# TASK TO CARRY OUT
Pictures stay out. Extract the lines below from the first one through the line with "ax.set_ylim(px2y(H), px2y(0))", both included.

# EXERCISE MATERIALS
++++++++

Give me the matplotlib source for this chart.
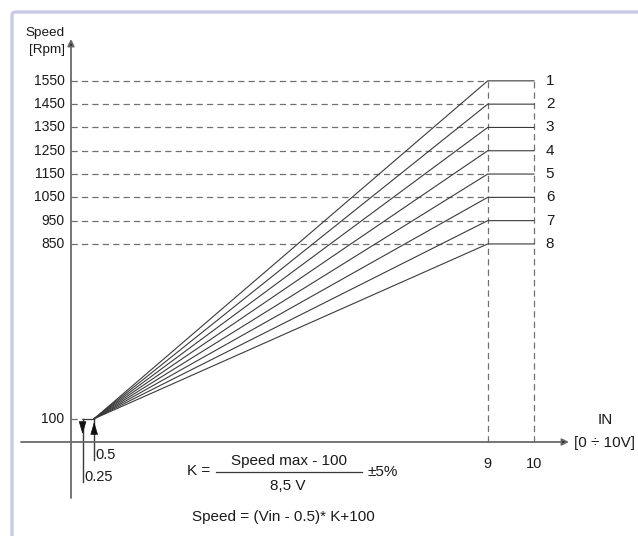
import matplotlib
matplotlib.use("Agg")
import matplotlib.pyplot as plt
from matplotlib.patches import FancyBboxPatch

# ---- data ----
speed_max = [1550, 1450, 1350, 1250, 1150, 1050, 950, 850]
curve_labels = ["1", "2", "3", "4", "5", "6", "7", "8"]
speed_min = 100
v_start = 0.5          # voltage where ramp starts
v_off = 0.25           # voltage where motor stops
v_full = 9             # voltage where max speed is reached
v_end = 10             # full scale input
ytick_values = [1550, 1450, 1350, 1250, 1150, 1050, 950, 850, 100]
xtick_values = [9, 10]

plt.rcParams['font.family'] = ['Liberation Sans', 'DejaVu Sans']
plt.rcParams['lines.scale_dashes'] = False

W, H = 638, 536
fig = plt.figure(figsize=(W / 100, H / 100), dpi=100)
ax = fig.add_axes([0, 0, 1, 1])
ax.set_axis_off()

# pixel <-> data mapping (schematic scale)
X0, XS = 71.0, 46.3
Y0, YS = 442.0, 0.233
def px2x(p): return (p - X0) / XS
def px2y(p): return (Y0 - p) / YS
ax.set_xlim(px2x(0), px2x(W))
ax.set_ylim(px2y(H), px2y(0))

LINE = '#3a3a3a'
DASH = '#707070'
AXC = '#6a6a6a'
TXT = '#1a1a1a'
dash = (0, (4.5, 3))

# border (top and left, lavender)
fig.patches.append(FancyBboxPatch((12 / W, -0.2), 1.3, (H - 12) / H + 0.2,
                                  boxstyle="round,pad=0,rounding_size=0.006",
                                  transform=fig.transFigure, fill=False,
                                  ec='#cacae6', lw=2.4, zorder=0))

# axes with arrows
ax.annotate('', xy=(0, px2y(39)), xytext=(0, px2y(498)),
            arrowprops=dict(arrowstyle='-|>', lw=1.3, color=AXC, fc='#222222',
                            ec=AXC, mutation_scale=10, shrinkA=0, shrinkB=0))
ax.annotate('', xy=(px2x(569), 0), xytext=(px2x(21), 0),
            arrowprops=dict(arrowstyle='-|>', lw=1.3, color=AXC, fc='#222222',
                            ec=AXC, mutation_scale=10, shrinkA=0, shrinkB=0))

# dashed guides
top = max(speed_max)
for s in speed_max:
    ax.plot([0, v_full], [s, s], color=DASH, lw=0.9, ls=dash)
for v in xtick_values:
    ax.plot([v, v], [0, top], color=DASH, lw=0.9, ls=dash)
ax.plot([0, v_off], [speed_min, speed_min], color=DASH, lw=0.9, ls=dash)

# ramp + plateau lines
for s, lab in zip(speed_max, curve_labels):
    ax.plot([v_start, v_full, v_end], [speed_min, s, s], color=LINE, lw=0.8,
            solid_joinstyle='miter')
    ax.text(px2x(550), s, lab, ha='center', va='center', fontsize=11, color=TXT)
ax.plot([v_off, v_start], [speed_min, speed_min], color=LINE, lw=0.9)

# start / stop arrows
arr = '-|>,head_length=0.5,head_width=0.15'
ax.plot([v_off, v_off], [speed_min, px2y(482)], color=LINE, lw=1.0)
ax.annotate('', xy=(v_off, px2y(434)), xytext=(v_off, px2y(422)),
            arrowprops=dict(arrowstyle=arr, lw=0.5, color='#111111',
                            mutation_scale=16, shrinkA=0, shrinkB=0))
ax.plot([v_start, v_start], [px2y(460), speed_min], color=LINE, lw=1.0)
ax.annotate('', xy=(v_start, px2y(422)), xytext=(v_start, px2y(434)),
            arrowprops=dict(arrowstyle=arr, lw=0.5, color='#111111',
                            mutation_scale=16, shrinkA=0, shrinkB=0))
ax.text(px2x(95), px2y(455), str(v_start), ha='left', va='center', fontsize=10.5, color=TXT)
ax.text(px2x(84), px2y(477), str(v_off), ha='left', va='center', fontsize=10.5, color=TXT)

# y tick labels
for s in ytick_values:
    ax.text(px2x(64.5), s, str(s), ha='right', va='center', fontsize=10, color=TXT)
ax.text(px2x(65), px2y(33), "Speed", ha='right', va='center', fontsize=9.7, color=TXT)
ax.text(px2x(65), px2y(50), "[Rpm]", ha='right', va='center', fontsize=9.7, color=TXT)

# x labels
for v in xtick_values:
    ax.text(v, px2y(464), str(v), ha='center', va='center', fontsize=10.5, color=TXT)
ax.text(px2x(605), px2y(420), "IN", ha='center', va='center', fontsize=11, color=TXT)
ax.text(px2x(604), px2y(443), "[0 ÷ 10V]", ha='center', va='center', fontsize=11, color=TXT)

# formula
ax.text(px2x(187), px2y(471), "K =", ha='left', va='center', fontsize=11, color=TXT)
ax.plot([px2x(216), px2x(362)], [px2y(472), px2y(472)], color=LINE, lw=0.9)
ax.text(px2x(289), px2y(461), "Speed max - 100", ha='center', va='center', fontsize=11, color=TXT)
ax.text(px2x(288), px2y(486), "8,5 V", ha='center', va='center', fontsize=11, color=TXT)
ax.text(px2x(367), px2y(472), "±5%", ha='left', va='center', fontsize=11, color=TXT)
ax.text(px2x(192), px2y(517), "Speed = (Vin - 0.5)* K+100", ha='left', va='center',
        fontsize=11, color=TXT)

fig.savefig("out.png", dpi=100, facecolor='white')
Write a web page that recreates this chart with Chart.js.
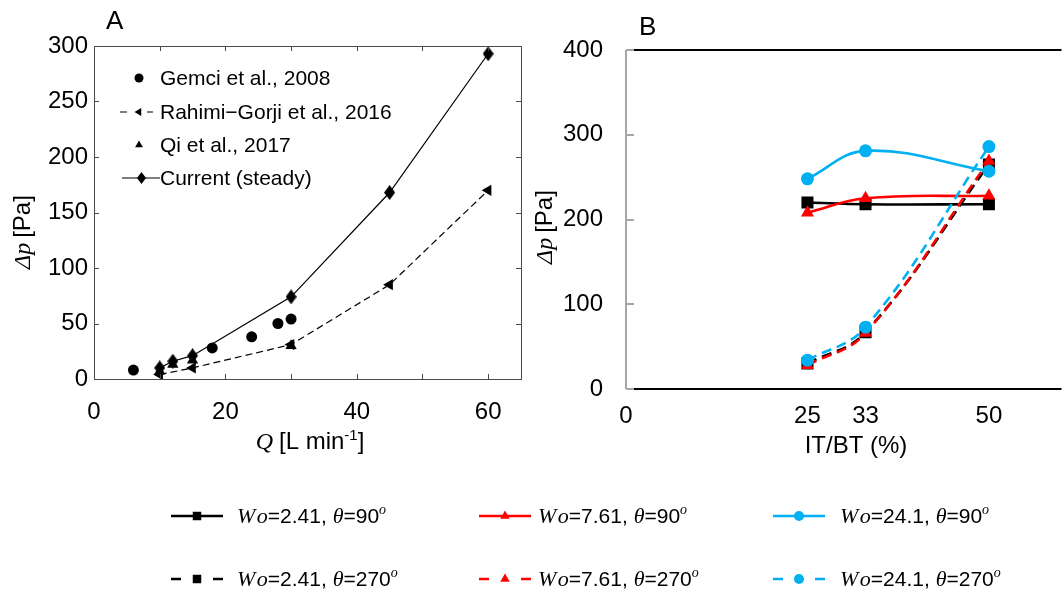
<!DOCTYPE html>
<html>
<head>
<meta charset="utf-8">
<script src="https://cdn.jsdelivr.net/npm/chart.js@4.4.1/dist/chart.umd.min.js"></script>
<style>
  html, body { margin: 0; padding: 0; background: #fff; overflow: hidden; width: 1062px; height: 592px; }
  canvas { position: absolute; top: 0; left: 0; }
</style>
</head>
<body>
<canvas id="chartA" width="540" height="470"></canvas>
<canvas id="chartB" width="1070" height="592"></canvas>
<script>
// ---------- Panel A: pressure drop against flow rate ----------
const flowGemci = [6, 18, 24, 28, 30];
const dpGemci = [8, 28, 38, 50, 54];
const flowRahimi = [10, 15, 30, 45, 60];
const dpRahimi = [4, 10, 31, 85, 170];
const flowQi = [10, 12, 15, 30];
const dpQi = [7, 13, 17, 30];
const flowCurrent = [10, 12, 15, 30, 45, 60];
const dpCurrent = [10, 16, 21, 74, 168, 293];
const flowTicks = [0, 10, 20, 30, 40, 50, 60];
const labelsA = ['Gemci et al., 2008', 'Rahimi\u2212Gorji et al., 2016', 'Qi et al., 2017', 'Current (steady)'];

// ---------- Panel B: pressure drop against IT/BT ----------
const itbt = [25, 33, 50];
const itbtTicks = [0, 25, 33, 50];
const woValues = ['2.41', '7.61', '24.1'];
const thetaValues = ['90', '270'];
const dpWo241Theta90 = [220, 218, 218];
const dpWo761Theta90 = [208, 225, 228];
const dpWo24Theta90 = [248, 281, 257];
const dpWo241Theta270 = [30, 67, 265];
const dpWo761Theta270 = [28, 66, 269];
const dpWo24Theta270 = [34, 73, 286];

const SANS = '"Liberation Sans", Arial, sans-serif';
const SERIF = '"Liberation Serif", "Times New Roman", serif';
const AXIS_A = '#4a4a4a';

const pts = (xs, ys) => xs.map((x, i) => ({ x: x, y: ys[i] }));

// tall diamond marker for the current results
function diamondMarker(w, h, color) {
  const c = document.createElement('canvas');
  c.width = w; c.height = h;
  const g = c.getContext('2d');
  g.fillStyle = color;
  g.beginPath();
  g.moveTo(w / 2, 0); g.lineTo(w, h / 2); g.lineTo(w / 2, h); g.lineTo(0, h / 2);
  g.closePath(); g.fill();
  return c;
}
const diamond = diamondMarker(11, 15, '#000');
const diamondSmall = diamondMarker(9, 12, '#000');

// draw a run of mixed-font text on one baseline
function drawRuns(ctx, runs, x, y, align) {
  let total = 0;
  runs.forEach(r => { ctx.font = r.font; r.w = ctx.measureText(r.text).width + (r.gap || 0); total += r.w; });
  let cx = align === 'center' ? x - total / 2 : x;
  ctx.textBaseline = 'alphabetic';
  ctx.textAlign = 'left';
  runs.forEach(r => { ctx.font = r.font; ctx.fillText(r.text, cx, y + (r.dy || 0)); cx += r.w; });
}

function marker(ctx, ds, x, y, radiusOverride, styleOverride) {
  ctx.fillStyle = ds.pointBackgroundColor || ds.backgroundColor;
  ctx.strokeStyle = ds.borderColor;
  Chart.helpers.drawPoint(ctx, {
    pointStyle: styleOverride || ds.pointStyle,
    rotation: ds.pointRotation || 0,
    radius: radiusOverride || ds.pointRadius,
    borderWidth: 0
  }, x, y);
}

// ---------- chart A ----------
const panelA = {
  id: 'panelA',
  afterDatasetsDraw(chart) {
    const { ctx, chartArea: a, scales: { x, y } } = chart;
    ctx.save();
    // frame
    ctx.strokeStyle = AXIS_A;
    ctx.lineWidth = 1;
    ctx.strokeRect(Math.round(a.left) + 0.5, Math.round(a.top) + 0.5,
                   Math.round(a.right - a.left), Math.round(a.bottom - a.top));
    // inward ticks
    ctx.beginPath();
    x.ticks.forEach(t => {
      if (t.value <= x.min || t.value >= x.max) return;
      const px = Math.round(x.getPixelForValue(t.value)) + 0.5;
      ctx.moveTo(px, a.bottom); ctx.lineTo(px, a.bottom - 5);
      ctx.moveTo(px, a.top); ctx.lineTo(px, a.top + 5);
    });
    y.ticks.forEach(t => {
      if (t.value <= y.min || t.value >= y.max) return;
      const py = Math.round(y.getPixelForValue(t.value)) + 0.5;
      ctx.moveTo(a.left, py); ctx.lineTo(a.left + 5, py);
      ctx.moveTo(a.right, py); ctx.lineTo(a.right - 5, py);
    });
    ctx.stroke();

    // legend inside the axes
    const rows = [78, 112, 145, 178];
    labelsA.forEach((lab, i) => {
      const ds = chart.data.datasets.find(d => d.label === lab);
      const yy = rows[i];
      if (ds.showLine) {
        ctx.save();
        ctx.strokeStyle = ds.borderColor;
        ctx.lineWidth = ds.borderWidth;
        ctx.beginPath();
        if (ds.borderDash && ds.borderDash.length) {
          ctx.moveTo(120, yy); ctx.lineTo(127, yy);
          ctx.moveTo(147, yy); ctx.lineTo(153, yy);
        } else {
          ctx.moveTo(122, yy); ctx.lineTo(160, yy);
        }
        ctx.stroke();
        ctx.restore();
      }
      const isDiamond = typeof ds.pointStyle !== 'string';
      marker(ctx, ds, isDiamond ? 141.5 : 139, yy, 4.5, isDiamond ? diamondSmall : null);
      ctx.fillStyle = '#000';
      ctx.font = '21px ' + SANS;
      ctx.textBaseline = 'middle';
      ctx.textAlign = 'left';
      ctx.fillText(lab, 160, yy + 1);
    });
    ctx.restore();
  },
  afterDraw(chart) {
    const { ctx } = chart;
    ctx.save();
    ctx.fillStyle = '#000';
    ctx.font = '26px ' + SANS;
    ctx.textBaseline = 'alphabetic';
    ctx.fillText('A', 106, 29);
    // x title
    drawRuns(ctx, [
      { text: 'Q', font: 'italic 24px ' + SERIF, gap: 6 },
      { text: '[L min', font: '24px ' + SANS },
      { text: '-1', font: '15px ' + SANS, dy: -9 },
      { text: ']', font: '24px ' + SANS }
    ], 310, 449, 'center');
    // y title
    ctx.translate(30, 232);
    ctx.rotate(-Math.PI / 2);
    drawRuns(ctx, [
      { text: '\u0394', font: 'italic 24px ' + SERIF },
      { text: 'p', font: 'italic 24px ' + SERIF, gap: 5 },
      { text: '[Pa]', font: '24px ' + SANS }
    ], 0, 0, 'center');
    ctx.restore();
  }
};

new Chart(document.getElementById('chartA'), {
  type: 'scatter',
  data: {
    datasets: [
      { label: labelsA[3], data: pts(flowCurrent, dpCurrent), showLine: true,
        borderColor: '#000', backgroundColor: '#000', borderWidth: 1.2,
        pointStyle: diamond, pointRadius: 7, pointBorderWidth: 0, tension: 0 },
      { label: labelsA[2], data: pts(flowQi, dpQi), showLine: false,
        borderColor: '#000', backgroundColor: '#000',
        pointStyle: 'triangle', pointRadius: 6.5, pointBorderWidth: 0 },
      { label: labelsA[1], data: pts(flowRahimi, dpRahimi), showLine: true,
        borderColor: '#000', backgroundColor: '#000', borderWidth: 1.2, borderDash: [7, 4],
        pointStyle: 'triangle', pointRotation: -90, pointRadius: 6.5, pointBorderWidth: 0, tension: 0 },
      { label: labelsA[0], data: pts(flowGemci, dpGemci), showLine: false,
        borderColor: '#000', backgroundColor: '#000',
        pointStyle: 'circle', pointRadius: 5.5, pointBorderWidth: 0 }
    ]
  },
  options: {
    responsive: false,
    animation: false,
    devicePixelRatio: 1,
    layout: { padding: { top: 46, right: 19, bottom: 0, left: 0 } },
    plugins: { legend: { display: false }, tooltip: { enabled: false } },
    scales: {
      x: {
        type: 'linear', min: 0, max: 65,
        grid: { display: false, drawTicks: false }, border: { display: false },
        afterBuildTicks: s => { s.ticks = flowTicks.map(v => ({ value: v })); },
        ticks: { autoSkip: false, maxRotation: 0, padding: 19, color: '#000',
                 font: { family: SANS, size: 24 },
                 callback: v => (v % 20 === 0) ? String(v) : '' },
        afterFit: s => { s.height = 91; s.paddingLeft = 0; s.paddingRight = 0; }
      },
      y: {
        type: 'linear', min: 0, max: 300,
        grid: { display: false, drawTicks: false }, border: { display: false },
        ticks: { stepSize: 50, padding: 6, color: '#000', font: { family: SANS, size: 24 } },
        afterFit: s => { s.width = 94; }
      }
    }
  },
  plugins: [panelA]
});

// ---------- chart B ----------
const colorsB = ['#000000', '#ff0000', '#00b0f0'];
const stylesB = ['rect', 'triangle', 'circle'];
const radiiB = [8.5, 7.5, 6.5];
const legendRadiiB = [6, 5.5, 5];
const valuesB = [
  [dpWo241Theta90, dpWo241Theta270],
  [dpWo761Theta90, dpWo761Theta270],
  [dpWo24Theta90, dpWo24Theta270]
];

// blue drawn on top, black at the bottom
const datasetsB = [];
[2, 1, 0].forEach(w => {
  [0, 1].forEach(t => {
    datasetsB.push({
      label: 'Wo=' + woValues[w] + ', \u03b8=' + thetaValues[t] + '\u00b0',
      woIndex: w, thetaIndex: t,
      data: pts(itbt, valuesB[w][t]),
      showLine: true,
      borderColor: colorsB[w], backgroundColor: colorsB[w],
      borderWidth: 2.6,
      borderDash: t === 1 ? [10, 6] : [],
      pointStyle: stylesB[w], pointRadius: radiiB[w], pointBorderWidth: 0,
      tension: 0.4
    });
  });
});

const panelB = {
  id: 'panelB',
  afterDatasetsDraw(chart) {
    const { ctx, chartArea: a, scales: { y } } = chart;
    ctx.save();
    ctx.lineWidth = 2;
    // top and bottom lines
    ctx.strokeStyle = '#000';
    ctx.beginPath();
    ctx.moveTo(a.left + 7, a.top); ctx.lineTo(a.right, a.top);
    ctx.moveTo(a.left + 7, a.bottom); ctx.lineTo(a.right, a.bottom);
    ctx.stroke();
    // value axis with inward ticks
    ctx.strokeStyle = '#a6a6a6';
    ctx.beginPath();
    ctx.moveTo(a.left, a.top); ctx.lineTo(a.left, a.bottom);
    y.ticks.forEach(t => {
      const py = Math.round(y.getPixelForValue(t.value));
      ctx.moveTo(a.left, py); ctx.lineTo(a.left + 8, py);
    });
    ctx.stroke();
    ctx.restore();
  },
  afterDraw(chart) {
    const { ctx } = chart;
    ctx.save();
    ctx.fillStyle = '#000';
    ctx.font = '26px ' + SANS;
    ctx.textBaseline = 'alphabetic';
    ctx.textAlign = 'left';
    ctx.fillText('B', 639, 35);
    // x title
    ctx.font = '24px ' + SANS;
    ctx.textAlign = 'center';
    ctx.fillText('IT/BT (%)', 856, 453);
    // y title
    ctx.save();
    ctx.translate(552, 227);
    ctx.rotate(-Math.PI / 2);
    drawRuns(ctx, [
      { text: '\u0394', font: 'italic 24px ' + SERIF },
      { text: 'p', font: 'italic 24px ' + SERIF, gap: 5 },
      { text: '[Pa]', font: '24px ' + SANS }
    ], 0, 0, 'center');
    ctx.restore();

    // legend below the plot
    const lineStart = [171, 479, 773];
    const textX = [237, 538, 840];
    const rowY = [516, 579];
    chart.data.datasets.forEach(ds => {
      const x0 = lineStart[ds.woIndex], x1 = x0 + 52, xm = (x0 + x1) / 2;
      const yy = rowY[ds.thetaIndex];
      ctx.save();
      ctx.strokeStyle = ds.borderColor;
      ctx.lineWidth = 2.6;
      ctx.beginPath();
      if (ds.thetaIndex === 0) {
        ctx.moveTo(x0, yy); ctx.lineTo(x1, yy);
      } else {
        ctx.moveTo(x0, yy); ctx.lineTo(x0 + 10, yy);
        ctx.moveTo(x1 - 10, yy); ctx.lineTo(x1, yy);
      }
      ctx.stroke();
      marker(ctx, ds, xm, yy, legendRadiiB[ds.woIndex]);
      ctx.restore();
      ctx.fillStyle = '#000';
      drawRuns(ctx, [
        { text: 'W', font: 'italic 22px ' + SERIF, gap: 1.5 },
        { text: 'o', font: 'italic 22px ' + SERIF },
        { text: '=' + woValues[ds.woIndex] + ', ', font: '21px ' + SANS },
        { text: '\u03b8', font: 'italic 22px ' + SERIF },
        { text: '=' + thetaValues[ds.thetaIndex], font: '21px ' + SANS },
        { text: 'o', font: 'italic 14px ' + SERIF, dy: -9 }
      ], textX[ds.woIndex], yy + 7, 'left');
    });
    ctx.restore();
  }
};

new Chart(document.getElementById('chartB'), {
  type: 'scatter',
  data: { datasets: datasetsB },
  options: {
    responsive: false,
    animation: false,
    devicePixelRatio: 1,
    layout: { padding: { top: 50, right: 0, bottom: 103, left: 526 } },
    plugins: { legend: { display: false }, tooltip: { enabled: false } },
    scales: {
      x: {
        type: 'linear', min: 0, max: 60,
        grid: { display: false, drawTicks: false }, border: { display: false },
        afterBuildTicks: s => { s.ticks = itbtTicks.map(v => ({ value: v })); },
        ticks: { autoSkip: false, maxRotation: 0, padding: 13, color: '#000',
                 font: { family: SANS, size: 24 } },
        afterFit: s => { s.height = 100; s.paddingLeft = 0; s.paddingRight = 0; }
      },
      y: {
        type: 'linear', min: 0, max: 400,
        grid: { display: false, drawTicks: false }, border: { display: false },
        ticks: { stepSize: 100, padding: 23, color: '#000', font: { family: SANS, size: 24 } },
        afterFit: s => { s.width = 100; }
      }
    }
  },
  plugins: [panelB]
});
</script>
</body>
</html>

++++++++

# RESPONSE TO THIS TASK
Give me the matplotlib source for this chart.
import matplotlib
matplotlib.use("Agg")
import matplotlib.pyplot as plt
from matplotlib.patches import FancyBboxPatch

# ---- data ----
speed_max = [1550, 1450, 1350, 1250, 1150, 1050, 950, 850]
curve_labels = ["1", "2", "3", "4", "5", "6", "7", "8"]
speed_min = 100
v_start = 0.5          # voltage where ramp starts
v_off = 0.25           # voltage where motor stops
v_full = 9             # voltage where max speed is reached
v_end = 10             # full scale input
ytick_values = [1550, 1450, 1350, 1250, 1150, 1050, 950, 850, 100]
xtick_values = [9, 10]

plt.rcParams['font.family'] = ['Liberation Sans', 'DejaVu Sans']
plt.rcParams['lines.scale_dashes'] = False

W, H = 638, 536
fig = plt.figure(figsize=(W / 100, H / 100), dpi=100)
ax = fig.add_axes([0, 0, 1, 1])
ax.set_axis_off()

# pixel <-> data mapping (schematic scale)
X0, XS = 71.0, 46.3
Y0, YS = 442.0, 0.233
def px2x(p): return (p - X0) / XS
def px2y(p): return (Y0 - p) / YS
ax.set_xlim(px2x(0), px2x(W))
ax.set_ylim(px2y(H), px2y(0))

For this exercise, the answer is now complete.